**Set exercise:**
Which lines hold the string "code"? Copy every one of them.

**Records provided:**
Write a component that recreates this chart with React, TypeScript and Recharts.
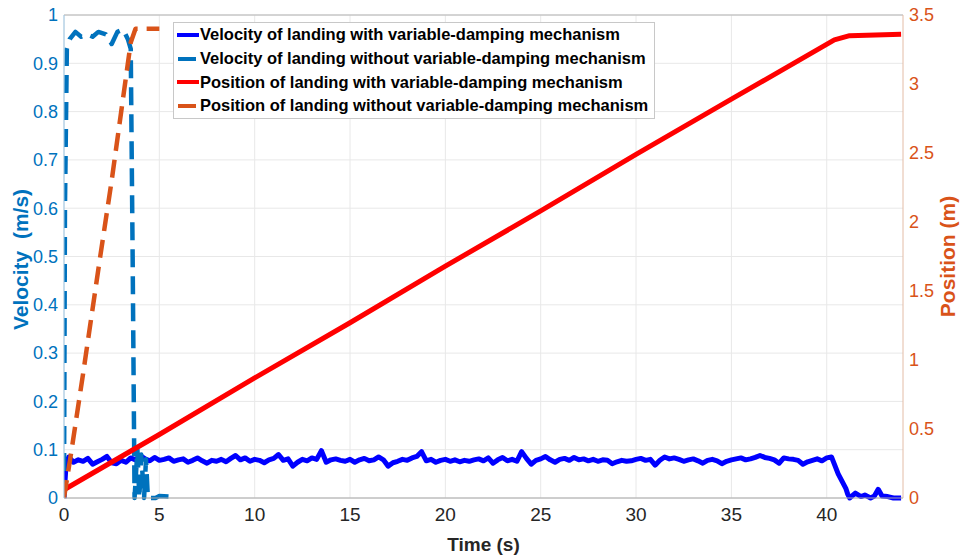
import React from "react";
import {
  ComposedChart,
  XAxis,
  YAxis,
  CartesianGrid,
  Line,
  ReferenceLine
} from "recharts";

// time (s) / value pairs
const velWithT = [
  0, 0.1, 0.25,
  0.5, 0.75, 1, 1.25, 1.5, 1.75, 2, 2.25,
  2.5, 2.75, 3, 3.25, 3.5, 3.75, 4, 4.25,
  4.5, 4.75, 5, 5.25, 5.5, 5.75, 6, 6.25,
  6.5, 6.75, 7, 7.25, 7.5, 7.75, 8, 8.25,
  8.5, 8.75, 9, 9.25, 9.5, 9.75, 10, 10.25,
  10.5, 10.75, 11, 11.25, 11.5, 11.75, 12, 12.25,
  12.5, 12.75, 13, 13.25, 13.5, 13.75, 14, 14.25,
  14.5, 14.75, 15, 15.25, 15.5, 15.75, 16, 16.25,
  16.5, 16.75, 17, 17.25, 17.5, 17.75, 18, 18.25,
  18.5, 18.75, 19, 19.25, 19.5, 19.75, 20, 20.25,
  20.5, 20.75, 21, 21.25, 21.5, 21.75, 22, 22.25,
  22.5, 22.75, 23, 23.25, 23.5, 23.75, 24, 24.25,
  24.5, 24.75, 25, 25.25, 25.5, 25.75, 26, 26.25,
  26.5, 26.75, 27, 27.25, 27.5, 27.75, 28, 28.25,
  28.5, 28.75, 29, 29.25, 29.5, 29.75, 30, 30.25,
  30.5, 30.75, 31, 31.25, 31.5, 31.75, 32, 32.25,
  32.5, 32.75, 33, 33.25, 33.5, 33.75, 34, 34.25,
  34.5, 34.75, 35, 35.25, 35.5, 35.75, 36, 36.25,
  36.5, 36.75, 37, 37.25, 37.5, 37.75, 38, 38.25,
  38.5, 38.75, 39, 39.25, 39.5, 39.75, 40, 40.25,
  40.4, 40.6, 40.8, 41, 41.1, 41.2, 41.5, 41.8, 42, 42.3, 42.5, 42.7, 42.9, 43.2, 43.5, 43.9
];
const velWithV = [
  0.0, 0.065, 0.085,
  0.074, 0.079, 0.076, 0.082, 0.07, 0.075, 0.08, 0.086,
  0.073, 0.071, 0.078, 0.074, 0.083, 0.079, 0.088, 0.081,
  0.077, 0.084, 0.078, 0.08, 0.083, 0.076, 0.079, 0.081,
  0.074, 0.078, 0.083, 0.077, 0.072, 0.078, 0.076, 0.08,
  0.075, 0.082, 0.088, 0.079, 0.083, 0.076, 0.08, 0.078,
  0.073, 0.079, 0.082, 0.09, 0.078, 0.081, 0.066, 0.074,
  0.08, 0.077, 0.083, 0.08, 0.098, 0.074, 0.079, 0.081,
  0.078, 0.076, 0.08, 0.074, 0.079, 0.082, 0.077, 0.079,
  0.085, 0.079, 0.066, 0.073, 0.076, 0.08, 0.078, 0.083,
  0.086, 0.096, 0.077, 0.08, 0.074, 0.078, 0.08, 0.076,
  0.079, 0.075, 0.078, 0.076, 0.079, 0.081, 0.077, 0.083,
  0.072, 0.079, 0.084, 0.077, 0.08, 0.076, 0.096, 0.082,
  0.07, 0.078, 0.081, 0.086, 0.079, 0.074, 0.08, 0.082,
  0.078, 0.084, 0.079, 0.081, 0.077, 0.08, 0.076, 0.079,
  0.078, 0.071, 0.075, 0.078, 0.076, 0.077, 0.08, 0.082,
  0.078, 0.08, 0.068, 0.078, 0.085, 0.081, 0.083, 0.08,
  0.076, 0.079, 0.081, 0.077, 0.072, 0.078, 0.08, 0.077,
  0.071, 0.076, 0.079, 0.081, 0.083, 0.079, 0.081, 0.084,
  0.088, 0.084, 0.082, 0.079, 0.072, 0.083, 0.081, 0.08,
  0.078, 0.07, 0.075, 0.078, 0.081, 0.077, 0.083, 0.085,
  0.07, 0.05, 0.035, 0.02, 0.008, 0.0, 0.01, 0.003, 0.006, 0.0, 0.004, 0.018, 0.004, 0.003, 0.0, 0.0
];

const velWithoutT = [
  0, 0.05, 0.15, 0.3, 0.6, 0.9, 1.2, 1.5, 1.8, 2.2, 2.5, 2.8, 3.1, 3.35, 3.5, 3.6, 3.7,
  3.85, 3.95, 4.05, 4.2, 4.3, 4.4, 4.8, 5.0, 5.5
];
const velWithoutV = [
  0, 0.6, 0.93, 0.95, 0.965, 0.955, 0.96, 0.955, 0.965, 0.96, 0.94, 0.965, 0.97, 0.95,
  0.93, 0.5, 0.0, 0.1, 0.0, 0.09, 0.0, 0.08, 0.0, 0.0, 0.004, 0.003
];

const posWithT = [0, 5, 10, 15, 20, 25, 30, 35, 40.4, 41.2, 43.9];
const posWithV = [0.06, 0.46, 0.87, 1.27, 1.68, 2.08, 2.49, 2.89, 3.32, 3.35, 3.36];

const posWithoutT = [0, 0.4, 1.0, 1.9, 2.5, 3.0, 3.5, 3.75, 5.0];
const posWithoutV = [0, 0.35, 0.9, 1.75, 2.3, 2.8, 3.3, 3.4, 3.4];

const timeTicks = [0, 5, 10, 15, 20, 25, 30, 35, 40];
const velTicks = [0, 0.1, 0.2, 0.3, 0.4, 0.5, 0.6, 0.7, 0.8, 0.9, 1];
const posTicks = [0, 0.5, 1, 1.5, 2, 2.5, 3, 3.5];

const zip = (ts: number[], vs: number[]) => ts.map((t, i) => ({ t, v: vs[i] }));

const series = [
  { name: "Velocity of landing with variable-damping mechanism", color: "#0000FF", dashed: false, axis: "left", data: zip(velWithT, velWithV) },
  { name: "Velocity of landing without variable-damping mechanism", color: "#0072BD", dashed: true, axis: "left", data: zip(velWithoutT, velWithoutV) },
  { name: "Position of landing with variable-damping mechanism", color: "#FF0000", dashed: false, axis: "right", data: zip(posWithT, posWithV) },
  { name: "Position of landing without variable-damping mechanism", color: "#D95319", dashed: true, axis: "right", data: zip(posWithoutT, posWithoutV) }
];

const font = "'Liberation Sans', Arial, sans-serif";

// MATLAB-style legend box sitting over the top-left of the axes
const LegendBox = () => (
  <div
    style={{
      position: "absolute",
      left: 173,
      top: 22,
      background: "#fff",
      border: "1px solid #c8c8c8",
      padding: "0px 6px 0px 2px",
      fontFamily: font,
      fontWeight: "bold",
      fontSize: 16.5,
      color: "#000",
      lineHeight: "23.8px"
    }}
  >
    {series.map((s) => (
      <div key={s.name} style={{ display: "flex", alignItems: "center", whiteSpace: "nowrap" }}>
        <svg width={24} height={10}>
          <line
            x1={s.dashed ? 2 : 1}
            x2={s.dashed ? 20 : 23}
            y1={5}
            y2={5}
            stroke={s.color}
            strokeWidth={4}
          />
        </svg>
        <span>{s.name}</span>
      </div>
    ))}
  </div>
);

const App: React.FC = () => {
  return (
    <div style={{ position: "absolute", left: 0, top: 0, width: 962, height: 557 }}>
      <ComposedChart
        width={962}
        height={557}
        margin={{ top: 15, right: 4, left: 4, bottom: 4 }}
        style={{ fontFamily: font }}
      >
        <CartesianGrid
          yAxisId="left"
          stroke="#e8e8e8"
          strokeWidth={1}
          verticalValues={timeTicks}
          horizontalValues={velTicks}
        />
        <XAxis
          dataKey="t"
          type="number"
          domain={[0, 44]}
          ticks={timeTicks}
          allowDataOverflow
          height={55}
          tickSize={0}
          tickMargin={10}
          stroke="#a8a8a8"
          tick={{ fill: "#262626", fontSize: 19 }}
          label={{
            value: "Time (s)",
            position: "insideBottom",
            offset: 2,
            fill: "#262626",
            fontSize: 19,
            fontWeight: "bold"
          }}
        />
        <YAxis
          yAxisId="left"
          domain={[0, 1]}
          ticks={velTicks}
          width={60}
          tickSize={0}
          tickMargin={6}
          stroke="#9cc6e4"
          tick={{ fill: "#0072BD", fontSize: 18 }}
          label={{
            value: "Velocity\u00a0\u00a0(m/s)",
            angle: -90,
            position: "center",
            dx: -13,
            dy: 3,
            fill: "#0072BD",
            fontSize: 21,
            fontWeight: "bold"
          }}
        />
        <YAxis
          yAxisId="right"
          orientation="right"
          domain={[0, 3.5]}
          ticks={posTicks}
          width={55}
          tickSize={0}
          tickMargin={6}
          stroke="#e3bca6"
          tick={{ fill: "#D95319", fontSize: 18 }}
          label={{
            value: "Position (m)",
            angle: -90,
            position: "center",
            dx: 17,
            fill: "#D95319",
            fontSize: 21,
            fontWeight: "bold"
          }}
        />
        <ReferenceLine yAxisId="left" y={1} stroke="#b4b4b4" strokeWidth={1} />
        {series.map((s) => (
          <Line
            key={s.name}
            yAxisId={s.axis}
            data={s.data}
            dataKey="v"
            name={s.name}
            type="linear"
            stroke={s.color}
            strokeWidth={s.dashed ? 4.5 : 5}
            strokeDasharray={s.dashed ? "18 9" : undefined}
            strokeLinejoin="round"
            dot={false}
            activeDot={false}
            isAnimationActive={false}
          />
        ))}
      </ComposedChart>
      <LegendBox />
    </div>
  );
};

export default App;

...

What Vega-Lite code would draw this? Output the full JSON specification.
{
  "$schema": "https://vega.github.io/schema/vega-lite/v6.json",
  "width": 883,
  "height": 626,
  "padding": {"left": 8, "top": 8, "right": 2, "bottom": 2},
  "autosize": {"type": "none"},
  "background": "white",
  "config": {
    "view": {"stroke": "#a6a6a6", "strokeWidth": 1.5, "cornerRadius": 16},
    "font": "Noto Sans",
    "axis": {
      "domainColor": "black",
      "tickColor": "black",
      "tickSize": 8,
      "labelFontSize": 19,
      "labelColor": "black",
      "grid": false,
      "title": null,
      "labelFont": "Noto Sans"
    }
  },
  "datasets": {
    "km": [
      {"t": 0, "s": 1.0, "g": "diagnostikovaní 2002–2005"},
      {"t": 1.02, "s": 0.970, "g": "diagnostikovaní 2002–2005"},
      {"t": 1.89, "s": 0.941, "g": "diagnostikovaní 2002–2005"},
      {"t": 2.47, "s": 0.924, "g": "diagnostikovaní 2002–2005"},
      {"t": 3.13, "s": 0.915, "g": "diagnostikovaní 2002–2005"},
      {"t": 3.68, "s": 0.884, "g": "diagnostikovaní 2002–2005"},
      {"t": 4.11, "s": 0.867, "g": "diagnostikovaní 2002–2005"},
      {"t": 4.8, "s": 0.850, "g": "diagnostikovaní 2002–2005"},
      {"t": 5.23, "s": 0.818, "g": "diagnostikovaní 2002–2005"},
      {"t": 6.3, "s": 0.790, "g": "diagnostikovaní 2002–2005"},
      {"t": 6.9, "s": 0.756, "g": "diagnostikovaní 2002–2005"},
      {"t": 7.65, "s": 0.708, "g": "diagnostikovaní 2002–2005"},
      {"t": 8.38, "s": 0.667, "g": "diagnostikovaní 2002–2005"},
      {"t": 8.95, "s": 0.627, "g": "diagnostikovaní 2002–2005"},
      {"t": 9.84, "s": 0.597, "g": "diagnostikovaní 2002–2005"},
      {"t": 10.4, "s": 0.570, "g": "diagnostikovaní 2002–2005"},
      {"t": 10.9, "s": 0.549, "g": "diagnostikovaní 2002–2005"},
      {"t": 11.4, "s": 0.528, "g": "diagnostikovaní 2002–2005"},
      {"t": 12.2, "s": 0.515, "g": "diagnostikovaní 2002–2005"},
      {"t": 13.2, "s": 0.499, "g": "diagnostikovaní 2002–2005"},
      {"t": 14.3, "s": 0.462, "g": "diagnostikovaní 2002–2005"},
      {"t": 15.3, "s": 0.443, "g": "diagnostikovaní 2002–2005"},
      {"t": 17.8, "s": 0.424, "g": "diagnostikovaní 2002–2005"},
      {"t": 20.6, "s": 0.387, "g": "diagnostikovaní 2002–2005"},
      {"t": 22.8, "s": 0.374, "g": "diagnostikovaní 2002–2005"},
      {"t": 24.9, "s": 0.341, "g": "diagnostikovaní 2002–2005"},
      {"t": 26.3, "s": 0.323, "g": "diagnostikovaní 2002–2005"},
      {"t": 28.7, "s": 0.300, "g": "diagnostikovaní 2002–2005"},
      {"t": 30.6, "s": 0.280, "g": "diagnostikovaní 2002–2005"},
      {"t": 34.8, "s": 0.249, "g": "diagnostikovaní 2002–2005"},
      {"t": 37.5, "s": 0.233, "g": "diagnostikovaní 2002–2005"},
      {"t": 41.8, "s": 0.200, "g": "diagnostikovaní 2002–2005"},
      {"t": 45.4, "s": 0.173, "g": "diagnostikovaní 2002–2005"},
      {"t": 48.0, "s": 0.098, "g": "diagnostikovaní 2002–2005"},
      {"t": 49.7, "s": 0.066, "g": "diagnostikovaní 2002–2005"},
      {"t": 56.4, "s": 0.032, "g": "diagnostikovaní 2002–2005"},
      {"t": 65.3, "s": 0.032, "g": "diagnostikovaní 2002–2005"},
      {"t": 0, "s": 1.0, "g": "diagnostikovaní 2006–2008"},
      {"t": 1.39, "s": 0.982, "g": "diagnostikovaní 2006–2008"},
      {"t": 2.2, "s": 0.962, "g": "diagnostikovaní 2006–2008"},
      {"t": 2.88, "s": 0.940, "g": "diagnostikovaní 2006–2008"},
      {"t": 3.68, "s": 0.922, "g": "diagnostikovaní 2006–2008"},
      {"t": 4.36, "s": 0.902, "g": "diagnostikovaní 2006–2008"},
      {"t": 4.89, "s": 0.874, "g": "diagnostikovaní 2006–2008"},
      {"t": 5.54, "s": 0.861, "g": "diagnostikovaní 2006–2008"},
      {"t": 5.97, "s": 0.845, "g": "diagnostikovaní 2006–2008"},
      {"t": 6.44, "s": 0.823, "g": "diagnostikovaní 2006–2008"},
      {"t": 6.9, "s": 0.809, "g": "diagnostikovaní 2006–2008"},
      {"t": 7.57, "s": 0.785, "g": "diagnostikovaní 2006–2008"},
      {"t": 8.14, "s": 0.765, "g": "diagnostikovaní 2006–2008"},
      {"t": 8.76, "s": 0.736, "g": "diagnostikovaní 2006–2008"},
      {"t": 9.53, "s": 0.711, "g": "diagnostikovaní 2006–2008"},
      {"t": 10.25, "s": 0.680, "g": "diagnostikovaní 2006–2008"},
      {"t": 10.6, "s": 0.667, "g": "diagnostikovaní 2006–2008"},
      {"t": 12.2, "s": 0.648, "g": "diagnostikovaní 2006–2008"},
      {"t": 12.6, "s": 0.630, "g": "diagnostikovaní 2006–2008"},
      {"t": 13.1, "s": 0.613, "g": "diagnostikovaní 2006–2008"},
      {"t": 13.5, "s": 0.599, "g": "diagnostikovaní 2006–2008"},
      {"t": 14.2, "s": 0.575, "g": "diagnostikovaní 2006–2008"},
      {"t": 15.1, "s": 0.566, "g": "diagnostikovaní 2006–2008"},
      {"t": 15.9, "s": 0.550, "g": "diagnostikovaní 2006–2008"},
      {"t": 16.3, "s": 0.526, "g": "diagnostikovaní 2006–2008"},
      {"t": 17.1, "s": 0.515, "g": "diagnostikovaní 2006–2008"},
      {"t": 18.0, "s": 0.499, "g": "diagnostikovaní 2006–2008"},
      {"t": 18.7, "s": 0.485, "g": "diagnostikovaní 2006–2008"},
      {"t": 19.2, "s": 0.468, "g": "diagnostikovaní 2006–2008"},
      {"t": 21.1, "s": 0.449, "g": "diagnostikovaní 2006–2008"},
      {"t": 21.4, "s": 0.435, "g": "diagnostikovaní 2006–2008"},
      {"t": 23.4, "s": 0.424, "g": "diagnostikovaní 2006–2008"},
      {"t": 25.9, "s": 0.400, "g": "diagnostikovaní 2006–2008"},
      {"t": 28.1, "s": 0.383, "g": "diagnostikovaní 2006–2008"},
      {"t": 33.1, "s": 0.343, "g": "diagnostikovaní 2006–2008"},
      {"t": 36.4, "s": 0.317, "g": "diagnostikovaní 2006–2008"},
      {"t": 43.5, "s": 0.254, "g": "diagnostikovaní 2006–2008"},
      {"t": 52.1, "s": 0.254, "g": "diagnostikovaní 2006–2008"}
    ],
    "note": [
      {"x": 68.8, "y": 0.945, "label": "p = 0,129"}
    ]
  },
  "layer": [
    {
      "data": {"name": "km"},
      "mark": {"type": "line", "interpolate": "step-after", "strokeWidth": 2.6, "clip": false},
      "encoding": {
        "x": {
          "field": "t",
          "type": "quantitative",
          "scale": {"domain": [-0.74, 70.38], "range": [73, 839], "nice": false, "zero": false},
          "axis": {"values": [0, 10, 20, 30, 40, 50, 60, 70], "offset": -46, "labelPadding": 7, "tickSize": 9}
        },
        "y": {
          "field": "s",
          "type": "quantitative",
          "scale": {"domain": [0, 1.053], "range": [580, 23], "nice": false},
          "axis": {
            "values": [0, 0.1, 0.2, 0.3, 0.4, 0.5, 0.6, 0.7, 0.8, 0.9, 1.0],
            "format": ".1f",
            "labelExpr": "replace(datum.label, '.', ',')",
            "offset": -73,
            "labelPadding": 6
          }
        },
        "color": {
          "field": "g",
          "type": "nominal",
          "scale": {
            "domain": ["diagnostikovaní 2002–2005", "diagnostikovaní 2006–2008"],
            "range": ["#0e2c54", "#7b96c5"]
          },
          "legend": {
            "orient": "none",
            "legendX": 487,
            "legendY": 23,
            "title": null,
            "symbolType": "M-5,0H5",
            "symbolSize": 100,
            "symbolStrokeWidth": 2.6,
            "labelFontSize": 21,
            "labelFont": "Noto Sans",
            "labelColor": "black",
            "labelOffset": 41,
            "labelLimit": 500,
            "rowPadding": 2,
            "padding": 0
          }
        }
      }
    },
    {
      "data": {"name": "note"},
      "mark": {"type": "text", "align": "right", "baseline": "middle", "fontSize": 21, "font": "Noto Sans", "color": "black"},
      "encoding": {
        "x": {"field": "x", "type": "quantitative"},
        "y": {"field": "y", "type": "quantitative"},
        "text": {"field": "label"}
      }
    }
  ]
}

* * *

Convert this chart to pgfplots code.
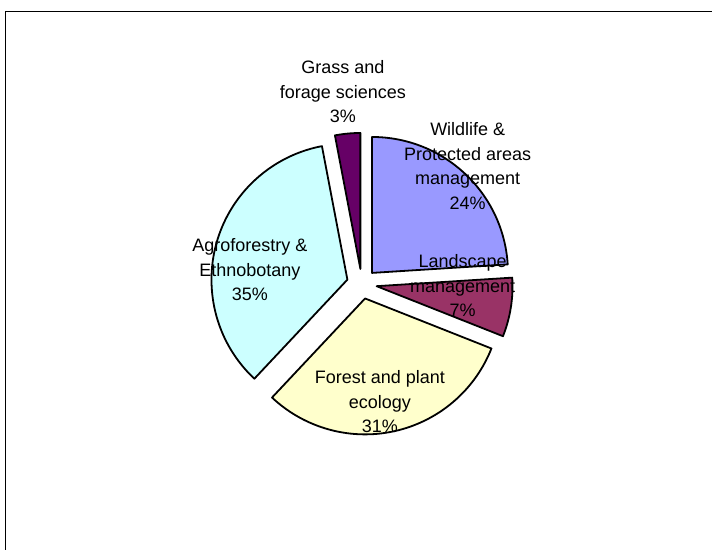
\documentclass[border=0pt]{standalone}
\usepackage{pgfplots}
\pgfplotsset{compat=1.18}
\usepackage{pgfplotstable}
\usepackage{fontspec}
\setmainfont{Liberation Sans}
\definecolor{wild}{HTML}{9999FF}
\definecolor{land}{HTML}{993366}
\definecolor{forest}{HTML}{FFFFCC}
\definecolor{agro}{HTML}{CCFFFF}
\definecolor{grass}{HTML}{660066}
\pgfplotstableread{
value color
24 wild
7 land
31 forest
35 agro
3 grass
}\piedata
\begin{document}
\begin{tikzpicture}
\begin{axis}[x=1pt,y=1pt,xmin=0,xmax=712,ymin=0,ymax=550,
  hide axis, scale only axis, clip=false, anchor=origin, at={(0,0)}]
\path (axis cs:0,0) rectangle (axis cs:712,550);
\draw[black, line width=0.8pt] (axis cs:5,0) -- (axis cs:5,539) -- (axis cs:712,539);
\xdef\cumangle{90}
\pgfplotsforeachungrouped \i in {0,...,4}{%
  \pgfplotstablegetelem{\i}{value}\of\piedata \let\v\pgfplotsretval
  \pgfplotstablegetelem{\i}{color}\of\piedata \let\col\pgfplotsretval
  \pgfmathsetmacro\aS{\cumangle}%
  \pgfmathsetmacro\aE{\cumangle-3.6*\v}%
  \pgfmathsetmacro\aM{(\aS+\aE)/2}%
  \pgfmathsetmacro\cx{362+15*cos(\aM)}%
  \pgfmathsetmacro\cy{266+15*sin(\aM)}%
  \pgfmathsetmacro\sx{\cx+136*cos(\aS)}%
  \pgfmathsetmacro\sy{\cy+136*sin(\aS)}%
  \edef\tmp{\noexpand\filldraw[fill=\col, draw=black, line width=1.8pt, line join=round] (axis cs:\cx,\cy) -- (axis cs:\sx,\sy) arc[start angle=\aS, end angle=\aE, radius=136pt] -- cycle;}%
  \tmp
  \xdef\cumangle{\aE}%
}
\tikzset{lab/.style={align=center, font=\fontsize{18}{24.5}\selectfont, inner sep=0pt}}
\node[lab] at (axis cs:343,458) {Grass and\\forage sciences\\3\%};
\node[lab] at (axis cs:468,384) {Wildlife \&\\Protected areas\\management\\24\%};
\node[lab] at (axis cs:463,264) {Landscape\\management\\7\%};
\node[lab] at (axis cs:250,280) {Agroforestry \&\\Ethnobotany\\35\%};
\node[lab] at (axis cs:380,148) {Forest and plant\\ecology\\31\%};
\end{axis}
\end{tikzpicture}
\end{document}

**Full output:**
What Vega-Lite code would draw this? Output the full JSON specification.
Convert this chart to pgfplots code.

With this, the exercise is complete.